> **Data**
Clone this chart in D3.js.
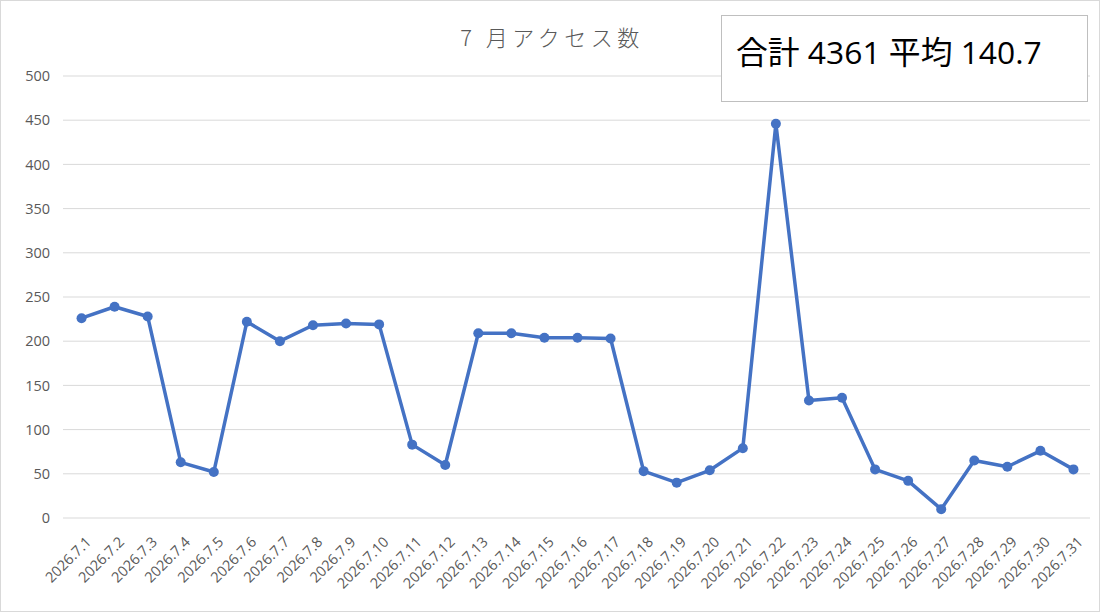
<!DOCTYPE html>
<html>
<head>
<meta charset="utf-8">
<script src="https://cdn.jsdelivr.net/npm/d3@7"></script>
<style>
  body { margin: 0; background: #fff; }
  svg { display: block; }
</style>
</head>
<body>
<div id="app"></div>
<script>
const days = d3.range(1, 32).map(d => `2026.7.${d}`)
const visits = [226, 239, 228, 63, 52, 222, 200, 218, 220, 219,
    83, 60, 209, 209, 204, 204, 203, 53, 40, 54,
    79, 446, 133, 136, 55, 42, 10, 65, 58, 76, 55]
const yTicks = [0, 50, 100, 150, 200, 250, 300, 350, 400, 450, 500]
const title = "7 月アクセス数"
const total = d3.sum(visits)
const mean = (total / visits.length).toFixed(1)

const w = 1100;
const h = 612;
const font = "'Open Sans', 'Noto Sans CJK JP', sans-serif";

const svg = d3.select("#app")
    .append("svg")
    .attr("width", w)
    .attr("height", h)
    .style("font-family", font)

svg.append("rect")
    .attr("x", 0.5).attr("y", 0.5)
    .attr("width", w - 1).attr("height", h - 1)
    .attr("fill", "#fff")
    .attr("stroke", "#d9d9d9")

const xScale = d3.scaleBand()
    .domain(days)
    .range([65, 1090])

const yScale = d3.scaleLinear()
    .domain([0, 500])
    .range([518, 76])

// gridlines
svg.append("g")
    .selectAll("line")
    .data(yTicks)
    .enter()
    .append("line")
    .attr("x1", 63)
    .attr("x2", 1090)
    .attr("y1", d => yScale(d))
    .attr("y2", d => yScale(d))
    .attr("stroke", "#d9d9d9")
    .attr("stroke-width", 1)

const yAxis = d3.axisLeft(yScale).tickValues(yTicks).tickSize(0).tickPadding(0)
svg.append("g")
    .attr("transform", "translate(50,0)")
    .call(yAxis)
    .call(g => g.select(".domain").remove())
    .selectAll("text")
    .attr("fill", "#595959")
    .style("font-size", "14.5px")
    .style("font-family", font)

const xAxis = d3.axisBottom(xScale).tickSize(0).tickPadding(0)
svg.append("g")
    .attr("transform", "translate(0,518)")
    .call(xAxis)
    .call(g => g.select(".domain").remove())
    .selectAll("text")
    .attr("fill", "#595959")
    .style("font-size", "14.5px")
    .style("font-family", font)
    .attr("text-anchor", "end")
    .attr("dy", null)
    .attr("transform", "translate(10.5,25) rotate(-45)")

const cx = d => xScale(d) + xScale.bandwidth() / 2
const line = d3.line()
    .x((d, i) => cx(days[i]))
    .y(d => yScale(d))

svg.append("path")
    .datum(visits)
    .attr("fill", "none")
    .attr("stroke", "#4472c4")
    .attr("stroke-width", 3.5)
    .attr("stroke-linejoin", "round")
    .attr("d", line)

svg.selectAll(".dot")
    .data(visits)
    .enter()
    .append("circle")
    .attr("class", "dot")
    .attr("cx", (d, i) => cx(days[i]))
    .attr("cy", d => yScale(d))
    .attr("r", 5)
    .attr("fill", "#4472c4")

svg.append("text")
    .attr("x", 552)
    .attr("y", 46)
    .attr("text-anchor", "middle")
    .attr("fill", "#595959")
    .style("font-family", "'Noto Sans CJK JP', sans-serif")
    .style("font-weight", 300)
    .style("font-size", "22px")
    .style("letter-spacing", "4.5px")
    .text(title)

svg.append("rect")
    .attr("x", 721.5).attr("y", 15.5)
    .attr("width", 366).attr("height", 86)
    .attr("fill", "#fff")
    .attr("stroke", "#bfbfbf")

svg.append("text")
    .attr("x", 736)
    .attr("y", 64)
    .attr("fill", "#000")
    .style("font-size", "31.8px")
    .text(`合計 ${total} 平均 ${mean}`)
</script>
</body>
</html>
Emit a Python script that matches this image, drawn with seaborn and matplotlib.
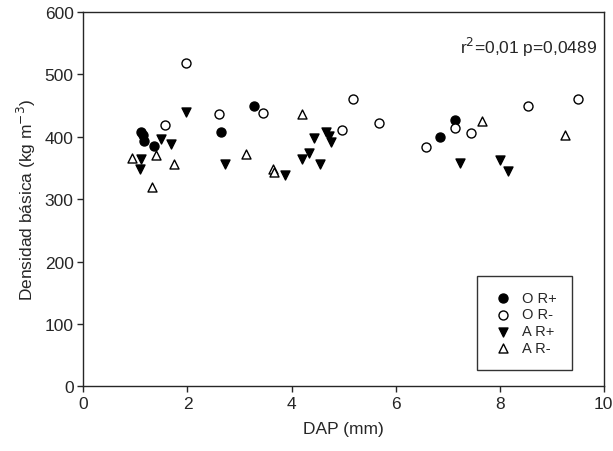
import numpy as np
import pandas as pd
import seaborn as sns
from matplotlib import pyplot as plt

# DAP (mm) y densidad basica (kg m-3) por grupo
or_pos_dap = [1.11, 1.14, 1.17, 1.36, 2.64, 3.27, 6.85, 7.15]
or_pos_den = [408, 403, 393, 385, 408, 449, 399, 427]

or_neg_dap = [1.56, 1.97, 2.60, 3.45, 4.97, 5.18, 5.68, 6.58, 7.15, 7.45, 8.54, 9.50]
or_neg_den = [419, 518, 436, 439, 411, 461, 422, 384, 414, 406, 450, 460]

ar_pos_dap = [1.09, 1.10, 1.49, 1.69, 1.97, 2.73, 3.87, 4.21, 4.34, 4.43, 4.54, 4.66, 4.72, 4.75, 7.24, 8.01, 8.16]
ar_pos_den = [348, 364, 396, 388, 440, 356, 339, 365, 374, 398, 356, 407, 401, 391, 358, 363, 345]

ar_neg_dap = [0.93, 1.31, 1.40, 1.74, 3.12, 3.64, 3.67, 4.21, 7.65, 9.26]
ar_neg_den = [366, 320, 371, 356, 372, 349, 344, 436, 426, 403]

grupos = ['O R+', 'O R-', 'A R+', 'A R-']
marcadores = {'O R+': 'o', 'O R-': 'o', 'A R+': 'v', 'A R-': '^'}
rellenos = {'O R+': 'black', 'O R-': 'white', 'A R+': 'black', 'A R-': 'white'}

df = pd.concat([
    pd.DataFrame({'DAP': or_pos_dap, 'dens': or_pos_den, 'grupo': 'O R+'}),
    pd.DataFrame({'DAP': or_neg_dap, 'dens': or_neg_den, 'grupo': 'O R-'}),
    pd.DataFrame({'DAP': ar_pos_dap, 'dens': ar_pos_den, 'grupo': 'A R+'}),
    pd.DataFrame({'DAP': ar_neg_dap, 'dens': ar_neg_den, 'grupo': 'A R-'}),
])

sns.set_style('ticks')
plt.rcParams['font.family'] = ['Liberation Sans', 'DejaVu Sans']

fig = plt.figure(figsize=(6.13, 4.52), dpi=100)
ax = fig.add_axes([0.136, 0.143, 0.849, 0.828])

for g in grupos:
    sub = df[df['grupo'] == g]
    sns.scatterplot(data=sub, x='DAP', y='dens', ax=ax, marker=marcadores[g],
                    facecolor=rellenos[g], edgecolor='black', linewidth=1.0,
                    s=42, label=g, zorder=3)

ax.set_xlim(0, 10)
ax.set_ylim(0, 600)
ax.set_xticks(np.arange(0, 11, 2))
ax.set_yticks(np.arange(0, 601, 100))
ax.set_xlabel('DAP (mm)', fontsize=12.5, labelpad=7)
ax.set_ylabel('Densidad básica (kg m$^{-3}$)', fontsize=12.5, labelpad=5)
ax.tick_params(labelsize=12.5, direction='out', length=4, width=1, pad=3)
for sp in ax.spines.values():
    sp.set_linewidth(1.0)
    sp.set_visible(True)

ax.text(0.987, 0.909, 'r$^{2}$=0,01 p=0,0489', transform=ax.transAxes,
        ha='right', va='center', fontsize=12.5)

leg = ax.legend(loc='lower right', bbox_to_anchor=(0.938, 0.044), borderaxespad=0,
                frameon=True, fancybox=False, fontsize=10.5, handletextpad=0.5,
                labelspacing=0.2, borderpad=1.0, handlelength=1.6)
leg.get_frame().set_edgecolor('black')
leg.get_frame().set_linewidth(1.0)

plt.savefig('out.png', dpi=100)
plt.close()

> **Aim of the exercise**
Every entry above is to be set down exactly; the pictures are to be left out.

> **Final result**
Clone this chart in D3.js.
<!DOCTYPE html>
<html>
<head>
<meta charset="utf-8">
<script src="https://cdn.jsdelivr.net/npm/d3@7"></script>
<style>
  body { margin: 0; background: #fff; }
  svg { display: block; }
</style>
</head>
<body>
<div id="app"></div>
<script>
const days = d3.range(1, 32).map(d => `2026.7.${d}`)
const visits = [226, 239, 228, 63, 52, 222, 200, 218, 220, 219,
    83, 60, 209, 209, 204, 204, 203, 53, 40, 54,
    79, 446, 133, 136, 55, 42, 10, 65, 58, 76, 55]
const yTicks = [0, 50, 100, 150, 200, 250, 300, 350, 400, 450, 500]
const title = "7 月アクセス数"
const total = d3.sum(visits)
const mean = (total / visits.length).toFixed(1)

const w = 1100;
const h = 612;
const font = "'Open Sans', 'Noto Sans CJK JP', sans-serif";

const svg = d3.select("#app")
    .append("svg")
    .attr("width", w)
    .attr("height", h)
    .style("font-family", font)

svg.append("rect")
    .attr("x", 0.5).attr("y", 0.5)
    .attr("width", w - 1).attr("height", h - 1)
    .attr("fill", "#fff")
    .attr("stroke", "#d9d9d9")

const xScale = d3.scaleBand()
    .domain(days)
    .range([65, 1090])

const yScale = d3.scaleLinear()
    .domain([0, 500])
    .range([518, 76])

// gridlines
svg.append("g")
    .selectAll("line")
    .data(yTicks)
    .enter()
    .append("line")
    .attr("x1", 63)
    .attr("x2", 1090)
    .attr("y1", d => yScale(d))
    .attr("y2", d => yScale(d))
    .attr("stroke", "#d9d9d9")
    .attr("stroke-width", 1)

const yAxis = d3.axisLeft(yScale).tickValues(yTicks).tickSize(0).tickPadding(0)
svg.append("g")
    .attr("transform", "translate(50,0)")
    .call(yAxis)
    .call(g => g.select(".domain").remove())
    .selectAll("text")
    .attr("fill", "#595959")
    .style("font-size", "14.5px")
    .style("font-family", font)

const xAxis = d3.axisBottom(xScale).tickSize(0).tickPadding(0)
svg.append("g")
    .attr("transform", "translate(0,518)")
    .call(xAxis)
    .call(g => g.select(".domain").remove())
    .selectAll("text")
    .attr("fill", "#595959")
    .style("font-size", "14.5px")
    .style("font-family", font)
    .attr("text-anchor", "end")
    .attr("dy", null)
    .attr("transform", "translate(10.5,25) rotate(-45)")

const cx = d => xScale(d) + xScale.bandwidth() / 2
const line = d3.line()
    .x((d, i) => cx(days[i]))
    .y(d => yScale(d))

svg.append("path")
    .datum(visits)
    .attr("fill", "none")
    .attr("stroke", "#4472c4")
    .attr("stroke-width", 3.5)
    .attr("stroke-linejoin", "round")
    .attr("d", line)

svg.selectAll(".dot")
    .data(visits)
    .enter()
    .append("circle")
    .attr("class", "dot")
    .attr("cx", (d, i) => cx(days[i]))
    .attr("cy", d => yScale(d))
    .attr("r", 5)
    .attr("fill", "#4472c4")

svg.append("text")
    .attr("x", 552)
    .attr("y", 46)
    .attr("text-anchor", "middle")
    .attr("fill", "#595959")
    .style("font-family", "'Noto Sans CJK JP', sans-serif")
    .style("font-weight", 300)
    .style("font-size", "22px")
    .style("letter-spacing", "4.5px")
    .text(title)

svg.append("rect")
    .attr("x", 721.5).attr("y", 15.5)
    .attr("width", 366).attr("height", 86)
    .attr("fill", "#fff")
    .attr("stroke", "#bfbfbf")

svg.append("text")
    .attr("x", 736)
    .attr("y", 64)
    .attr("fill", "#000")
    .style("font-size", "31.8px")
    .text(`合計 ${total} 平均 ${mean}`)
</script>
</body>
</html>
Emit a Python script that matches this image, drawn with seaborn and matplotlib.
import numpy as np
import pandas as pd
import seaborn as sns
from matplotlib import pyplot as plt

# DAP (mm) y densidad basica (kg m-3) por grupo
or_pos_dap = [1.11, 1.14, 1.17, 1.36, 2.64, 3.27, 6.85, 7.15]
or_pos_den = [408, 403, 393, 385, 408, 449, 399, 427]

or_neg_dap = [1.56, 1.97, 2.60, 3.45, 4.97, 5.18, 5.68, 6.58, 7.15, 7.45, 8.54, 9.50]
or_neg_den = [419, 518, 436, 439, 411, 461, 422, 384, 414, 406, 450, 460]

ar_pos_dap = [1.09, 1.10, 1.49, 1.69, 1.97, 2.73, 3.87, 4.21, 4.34, 4.43, 4.54, 4.66, 4.72, 4.75, 7.24, 8.01, 8.16]
ar_pos_den = [348, 364, 396, 388, 440, 356, 339, 365, 374, 398, 356, 407, 401, 391, 358, 363, 345]

ar_neg_dap = [0.93, 1.31, 1.40, 1.74, 3.12, 3.64, 3.67, 4.21, 7.65, 9.26]
ar_neg_den = [366, 320, 371, 356, 372, 349, 344, 436, 426, 403]

grupos = ['O R+', 'O R-', 'A R+', 'A R-']
marcadores = {'O R+': 'o', 'O R-': 'o', 'A R+': 'v', 'A R-': '^'}
rellenos = {'O R+': 'black', 'O R-': 'white', 'A R+': 'black', 'A R-': 'white'}

df = pd.concat([
    pd.DataFrame({'DAP': or_pos_dap, 'dens': or_pos_den, 'grupo': 'O R+'}),
    pd.DataFrame({'DAP': or_neg_dap, 'dens': or_neg_den, 'grupo': 'O R-'}),
    pd.DataFrame({'DAP': ar_pos_dap, 'dens': ar_pos_den, 'grupo': 'A R+'}),
    pd.DataFrame({'DAP': ar_neg_dap, 'dens': ar_neg_den, 'grupo': 'A R-'}),
])

sns.set_style('ticks')
plt.rcParams['font.family'] = ['Liberation Sans', 'DejaVu Sans']

fig = plt.figure(figsize=(6.13, 4.52), dpi=100)
ax = fig.add_axes([0.136, 0.143, 0.849, 0.828])

for g in grupos:
    sub = df[df['grupo'] == g]
    sns.scatterplot(data=sub, x='DAP', y='dens', ax=ax, marker=marcadores[g],
                    facecolor=rellenos[g], edgecolor='black', linewidth=1.0,
                    s=42, label=g, zorder=3)

ax.set_xlim(0, 10)
ax.set_ylim(0, 600)
ax.set_xticks(np.arange(0, 11, 2))
ax.set_yticks(np.arange(0, 601, 100))
ax.set_xlabel('DAP (mm)', fontsize=12.5, labelpad=7)
ax.set_ylabel('Densidad básica (kg m$^{-3}$)', fontsize=12.5, labelpad=5)
ax.tick_params(labelsize=12.5, direction='out', length=4, width=1, pad=3)
for sp in ax.spines.values():
    sp.set_linewidth(1.0)
    sp.set_visible(True)

ax.text(0.987, 0.909, 'r$^{2}$=0,01 p=0,0489', transform=ax.transAxes,
        ha='right', va='center', fontsize=12.5)

leg = ax.legend(loc='lower right', bbox_to_anchor=(0.938, 0.044), borderaxespad=0,
                frameon=True, fancybox=False, fontsize=10.5, handletextpad=0.5,
                labelspacing=0.2, borderpad=1.0, handlelength=1.6)
leg.get_frame().set_edgecolor('black')
leg.get_frame().set_linewidth(1.0)

plt.savefig('out.png', dpi=100)
plt.close()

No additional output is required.